(Kapatılan) 6. Hukuk Dairesi 2009/10265 E. , 2010/1820 K.
"İçtihat Metni"MAHKEMESİ :Sulh Hukuk Mahkemesi
Mahalli mahkemesinden verilmiş bulunan yukarıda tarih ve numarası yazılı paydaşlığın giderilmesi davasına dair karar davalılar tarafından süresi içinde temyiz edilmiş olmakla dosyadaki bütün kağıtlar okunup gereği görüşülüp düşünüldü.
Dava, beş adet taşınmazdaki paydaşlığın giderilmesi istemine ilişkindir. Mahkemece davanın kabulüne, paydaşlığın satılarak giderilmesine karar verilmiş, hüküm davalılar vekili tarafından temyiz edilmiştir.
Paydaşlığın (ortaklığın) satış yoluyla giderilmesine karar verilmesi halinde, dava konusu taşınmaz üzerinde bina, ağaç vs gibi bütünleyici parça (muhdesat) varsa bunların arzla birlikte satılması gerekir. Ancak muhdesatın bir kısım paydaşlara (ortaklara) ait olduğu konusunda tapuda şerh varsa veya bu hususta bütün paydaşlar (ortaklar) ittifak ediyorlarsa ve muhdesat arzın değerinde bir artış meydana getiriyorsa bu artışın belirlenmesi için dava tarihi itibariyle arzın ve muhdesatın değerleri ayrı, ayrı tespit edilir. Belirlenen bu değerler toplanarak taşınmazın tüm değeri bulunur. Bulunan bu değerin ne kadarının arza ne kadarının muhdesata isabet ettiği oran kurulmak suretiyle belirlenir. Satış sonunda elde edilecek bedelin bölüştürülmesinde bu oranlar esas alınarak yapılır. Muhdesata isabet eden kısım muhdesat sahibi paydaşlara, geri kalan bedel ise payları oranında paydaşlara (ortaklara) dağıtılır.

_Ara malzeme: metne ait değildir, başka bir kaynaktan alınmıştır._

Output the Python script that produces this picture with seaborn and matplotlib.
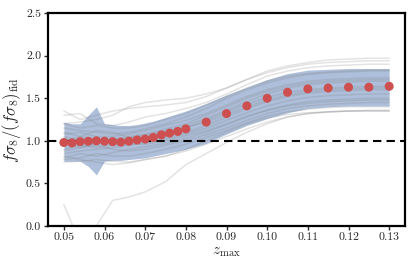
import matplotlib
matplotlib.use("Agg")
import matplotlib.pyplot as plt
import numpy as np
import pandas as pd
import seaborn as sns


# mean ratio at each z_max
z_points = [0.050, 0.052, 0.054, 0.056, 0.058, 0.060, 0.062, 0.064, 0.066, 0.068,
            0.070, 0.072, 0.074, 0.076, 0.078, 0.080, 0.085, 0.090, 0.095, 0.100,
            0.105, 0.110, 0.115, 0.120, 0.125, 0.130]
ratio_mean = [0.98, 0.975, 0.99, 0.995, 1.00, 0.995, 0.99, 0.985, 0.995, 1.01,
              1.02, 1.04, 1.07, 1.09, 1.11, 1.14, 1.22, 1.32, 1.41, 1.50,
              1.57, 1.61, 1.62, 1.63, 1.63, 1.64]
band_low = [0.76, 0.76, 0.76, 0.70, 0.60, 0.76, 0.77, 0.77, 0.78, 0.79,
            0.80, 0.82, 0.84, 0.86, 0.88, 0.90, 0.97, 1.08, 1.18, 1.26,
            1.33, 1.38, 1.40, 1.41, 1.41, 1.41]
band_high = [1.22, 1.20, 1.20, 1.30, 1.40, 1.20, 1.19, 1.18, 1.18, 1.19,
             1.21, 1.23, 1.26, 1.29, 1.32, 1.35, 1.44, 1.54, 1.63, 1.72,
             1.79, 1.83, 1.84, 1.85, 1.85, 1.85]

# individual realisations
z_grid = [0.050, 0.054, 0.058, 0.062, 0.066, 0.070, 0.075, 0.080, 0.085,
          0.090, 0.095, 0.100, 0.105, 0.110, 0.115, 0.120, 0.125, 0.130]
realisations = [
    [0.25, -0.20, 0.00, 0.30, 0.34, 0.40, 0.52, 0.72, 0.85, 0.98, 1.10, 1.20, 1.28, 1.32, 1.34, 1.35, 1.35, 1.35],
    [1.20, 1.22, 1.25, 1.30, 1.40, 1.45, 1.48, 1.50, 1.55, 1.62, 1.72, 1.82, 1.88, 1.92, 1.95, 1.96, 1.97, 1.97],
    [1.35, 1.25, 1.30, 1.35, 1.38, 1.40, 1.42, 1.45, 1.52, 1.62, 1.72, 1.80, 1.86, 1.90, 1.92, 1.93, 1.94, 1.94],
    [1.30, 1.32, 1.20, 1.18, 1.22, 1.28, 1.32, 1.38, 1.45, 1.55, 1.66, 1.76, 1.82, 1.86, 1.88, 1.89, 1.90, 1.90],
    [1.15, 1.12, 1.10, 1.08, 1.10, 1.14, 1.20, 1.28, 1.38, 1.50, 1.60, 1.68, 1.74, 1.78, 1.80, 1.81, 1.82, 1.82],
    [1.08, 1.10, 1.05, 1.05, 1.08, 1.12, 1.18, 1.24, 1.32, 1.42, 1.52, 1.60, 1.66, 1.70, 1.72, 1.73, 1.74, 1.74],
    [1.00, 1.05, 1.02, 1.00, 1.03, 1.07, 1.12, 1.18, 1.26, 1.36, 1.46, 1.55, 1.62, 1.66, 1.68, 1.69, 1.70, 1.70],
    [0.95, 0.98, 1.00, 0.98, 1.00, 1.04, 1.08, 1.15, 1.24, 1.34, 1.43, 1.51, 1.57, 1.60, 1.62, 1.63, 1.64, 1.64],
    [0.90, 0.95, 0.92, 0.95, 0.98, 1.00, 1.05, 1.10, 1.18, 1.28, 1.38, 1.46, 1.52, 1.56, 1.58, 1.59, 1.60, 1.60],
    [0.85, 0.88, 0.90, 0.92, 0.95, 0.98, 1.02, 1.08, 1.15, 1.24, 1.33, 1.41, 1.47, 1.51, 1.53, 1.54, 1.55, 1.55],
    [0.80, 0.85, 0.82, 0.86, 0.90, 0.93, 0.97, 1.03, 1.10, 1.19, 1.28, 1.36, 1.42, 1.46, 1.48, 1.49, 1.50, 1.50],
    [1.05, 1.00, 0.95, 0.90, 0.88, 0.90, 0.95, 1.00, 1.07, 1.15, 1.24, 1.32, 1.38, 1.41, 1.43, 1.44, 1.45, 1.45],
    [0.78, 0.80, 0.85, 0.82, 0.82, 0.85, 0.90, 0.96, 1.04, 1.12, 1.21, 1.29, 1.34, 1.37, 1.39, 1.40, 1.40, 1.40],
    [0.75, 0.76, 0.78, 0.76, 0.75, 0.78, 0.82, 0.88, 0.96, 1.05, 1.14, 1.22, 1.28, 1.32, 1.34, 1.35, 1.36, 1.36],
    [1.20, 1.15, 1.18, 1.15, 1.15, 1.18, 1.25, 1.32, 1.42, 1.52, 1.62, 1.70, 1.76, 1.79, 1.81, 1.82, 1.83, 1.83],
    [0.98, 0.92, 0.95, 1.02, 1.05, 1.08, 1.14, 1.20, 1.30, 1.40, 1.50, 1.58, 1.64, 1.68, 1.70, 1.71, 1.72, 1.72],
    [1.10, 1.05, 1.12, 1.10, 1.04, 1.05, 1.10, 1.16, 1.22, 1.31, 1.40, 1.48, 1.54, 1.58, 1.60, 1.61, 1.62, 1.62],
    [0.88, 0.92, 0.98, 1.00, 0.96, 0.96, 1.00, 1.06, 1.12, 1.20, 1.29, 1.36, 1.41, 1.44, 1.46, 1.47, 1.48, 1.48],
    [0.82, 0.78, 0.75, 0.72, 0.74, 0.78, 0.82, 0.90, 1.00, 1.10, 1.20, 1.27, 1.31, 1.33, 1.34, 1.35, 1.35, 1.35],
]

x_ticks = [0.05, 0.06, 0.07, 0.08, 0.09, 0.10, 0.11, 0.12, 0.13]
y_ticks = [0.0, 0.5, 1.0, 1.5, 2.0, 2.5]


def main() -> None:
    sns.set_theme(style="ticks")
    plt.rcParams["font.family"] = "serif"
    plt.rcParams["font.serif"] = ["cmr10", "DejaVu Serif"]
    plt.rcParams["mathtext.fontset"] = "cm"
    plt.rcParams["axes.formatter.use_mathtext"] = True

    runs = pd.DataFrame(
        [(i, z, r) for i, row in enumerate(realisations) for z, r in zip(z_grid, row)],
        columns=["run", "z", "ratio"],
    )
    mean_df = pd.DataFrame({"z": z_points, "ratio": ratio_mean})

    fig = plt.figure(figsize=(4.15, 2.68), dpi=100)
    ax = fig.add_axes([0.1157, 0.157, 0.8603, 0.794])

    ax.fill_between(z_points, band_low, band_high, color="#4c72b0", alpha=0.45,
                    linewidth=0, zorder=1)
    sns.lineplot(data=runs, x="z", y="ratio", units="run", estimator=None,
                 color="grey", alpha=0.22, linewidth=1.1, ax=ax, zorder=2)
    ax.axhline(1.0, color="black", linestyle=(0, (4, 2.5)), linewidth=1.5, zorder=3)
    sns.scatterplot(data=mean_df, x="z", y="ratio", color="#cd4f4f", s=42,
                    edgecolor="none", ax=ax, zorder=4)

    ax.set_xlim(0.0461, 0.1339)
    ax.set_ylim(0.0, 2.5)
    ax.set_xticks(x_ticks)
    ax.set_xticklabels([f"{t:.2f}" for t in x_ticks])
    ax.set_yticks(y_ticks)
    ax.set_yticklabels([f"{t:.1f}" for t in y_ticks])
    ax.tick_params(direction="out", length=3, width=1.0, labelsize=8.5, pad=2)
    for spine in ax.spines.values():
        spine.set_linewidth(1.6)
        spine.set_color("black")
        spine.set_visible(True)

    ax.set_xlabel(r"$z_{\mathrm{max}}$", fontsize=11, labelpad=2)
    ax.set_ylabel(r"$f\sigma_8/(f\sigma_8)_{\mathrm{fid}}$", fontsize=12, labelpad=2)

    fig.savefig("out.png", dpi=100)
    plt.close(fig)


if __name__ == "__main__":
    main()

Bütünleyici parçanın (muhdesat) arzın paydaşlarına (ortaklarına) değil de üçüncü şahsa ait olduğunun anlaşılması halinde bu kimseyi muhdesat sahibi olarak davaya dahil etme ve ona satış bedelinden pay verme mümkün değildir.
Olayımıza gelince; dava konusu taşınmazlar üzerinde bulunan ve taraflar arasında ittifaklı olan muhdesatların değerleri belirlenmiş, ancak oranlama yapılmamıştır. Muhdesat bedelleri ile arz bedeli ayrı, ayrı belirlenip oranlaması yapılarak satışına karar verilmesi gerekirken, taşınmazdaki muhdesatların değerleri belirlenmesine rağmen oranlama yapılmadan satış kararı verilmiştir. Bu durumda mahkemece yapılacak iş yukarıda açıklandığı gibi muhdesat oranı belirlenerek muhdesata isabet eden kısmın muhdesat sahibi paydaşlara, arz değerinin ise payları oranında paydaşlara dağıtılması gerekirken bu yön üzerinde durulmadan yazılı şekilde karar verilmiş olması doğru değildir. Hüküm bu nedenle bozulmalıdır.
SONUÇ: Yukarıda açıklanan nedenlerle hükmün BOZULMASINA, istek halinde peşin alınan temyiz harcının temyiz edene iadesine, 22.2.2010 tarihinde oybirliğiyle karar verildi.